3.2 Key Exchange Protocol II

  1. 1.

    Alice and Bob choose group G in public information.

  2. 2.

    Alice chooses automorphism \(\phi _A\) from maximal abelian subgroup S of Aut(G) and she choose an element \(g \in G\). Then she sends \(\phi _A(g)\) to Bob. Note that g and \(\phi _A\) are private information but \(\phi _A(g)\) is public information.

  3. 3.

    Bob chooses automorphism \(\phi _B\) from maximal abelian subgroup S of Aut(G).

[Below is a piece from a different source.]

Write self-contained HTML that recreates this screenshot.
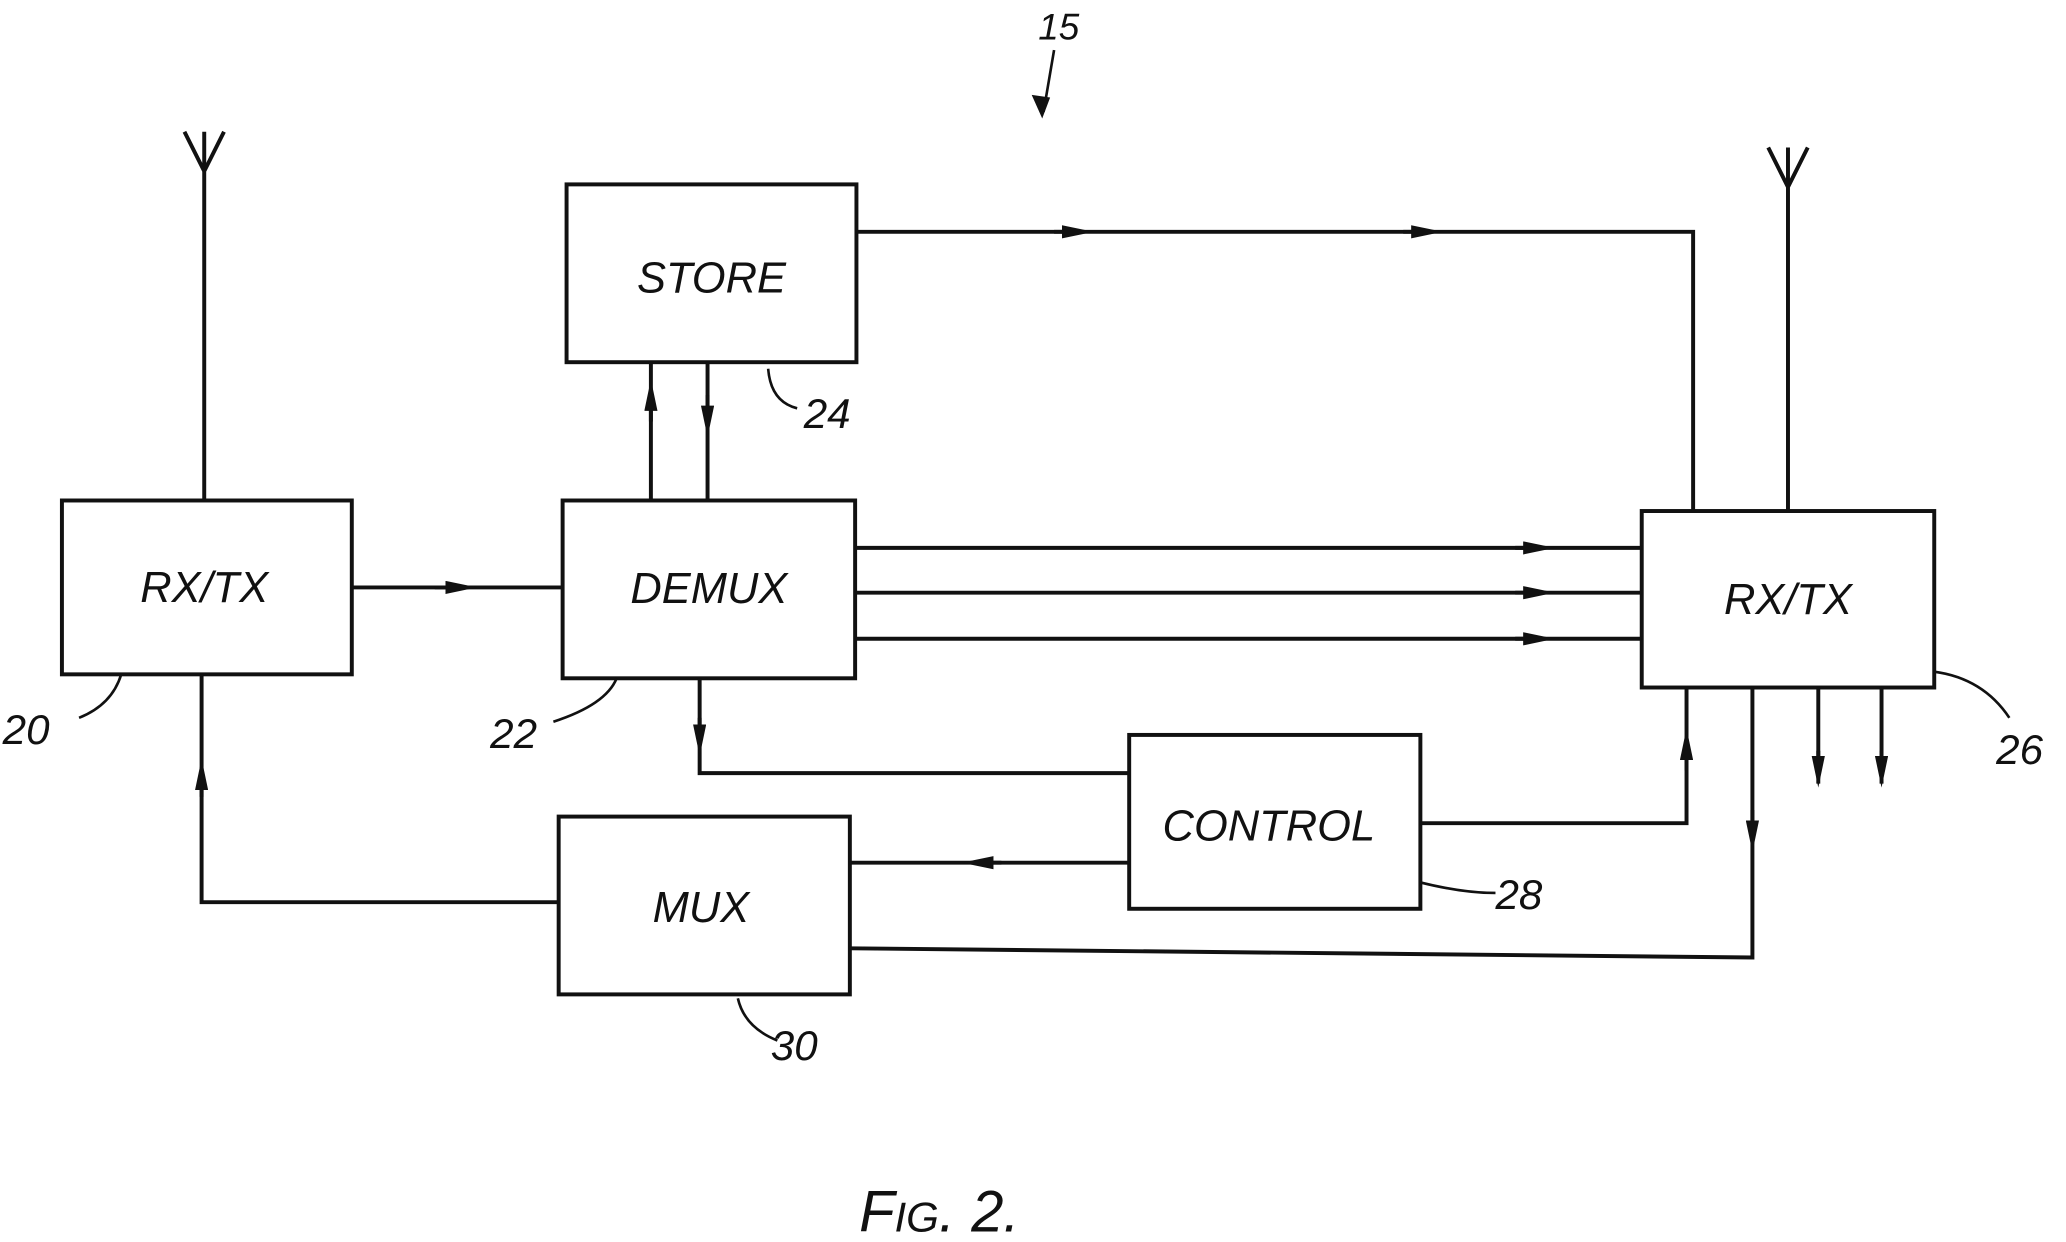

Then he send \(\phi _B(\phi _A(g))\) to Alice. Note that \(\phi _B\) is private information but \(\phi _B(\phi _A(g))\) is public information.

  4. 4.

    Alice compute \(\phi _A^{-1}(\phi _B(\phi _A(g)))= \phi _B(g)\). Next Alice choose automorphism \(\phi _H\) from maximal abelian subgroup S of Aut(G) and compute \(\phi _H(g)\). Then she sends \(\phi _H(\phi _B(g))\) to Bob. Note that \(\phi _H\) is private information but \(\phi _H(\phi _B(g))\) is public information.

  5. 5.

    Bob compute \(\phi _B^{-1}(\phi _H(\phi _B(g)))= \phi _H(g)\), which is their common secret key.

Remark

The opponent hard compute \(\phi _A(\phi _B(g))\) from \(G,\phi _A(g),\phi _B(\phi _A(g)),\phi _H(\phi _B(g))\).

Example 3

Alice and Bob want to exchange key over an insecure channel.

  1. 1.

    Alice and Bob agree to use group \(G=\mathbb {Z}_{p^{n}} \times \mathbb {Z}_{q^{m}}\) where pq are prime.

  2. 2.

    Alice chooses \(a = (a_1,a_2)\) where \(gcd(a_1,n)=gcd(a_2,m)=1\). Her automorphism is \(\phi _A(g^\prime )=(g_1^{\prime {a_1}},g_2^{\prime {a_2}})\). She choose an element \(g \in G\). Then she sends \(\phi _A(g)\) to Bob.

  3. 3.

    Bob chooses \(b = (b_1,b_2)\) where \(gcd(b_1,n)=gcd(b_2,m)=1\). His automorphism is \(\phi _B(g^\prime )=(g_1^{\prime {b_1}},g_2^{\prime {b_2}})\). Then he send \(\phi _B(\phi _A(g))\) to Alice.

  4. 4.

    Alice compute \(\phi _A^{-1}(\phi _B(\phi _A(g)))= \phi _B(g)\). Next Alice choose \(c = (c_1,c_2)\) where \(gcd(c_1,n)=gcd(c_2,m)=1\). Her automorphism is \(\phi _H(g^\prime )=(g_1^{\prime {c_1}},g_2^{\prime {c_2}})\). Then she sends \(\phi _H(\phi _B(g))\) to Bob.

  5. 5.

    Bob compute \(\phi _B^{-1}(\phi _H(\phi _B(g)))= \phi _H(g)\), which is their common secret key.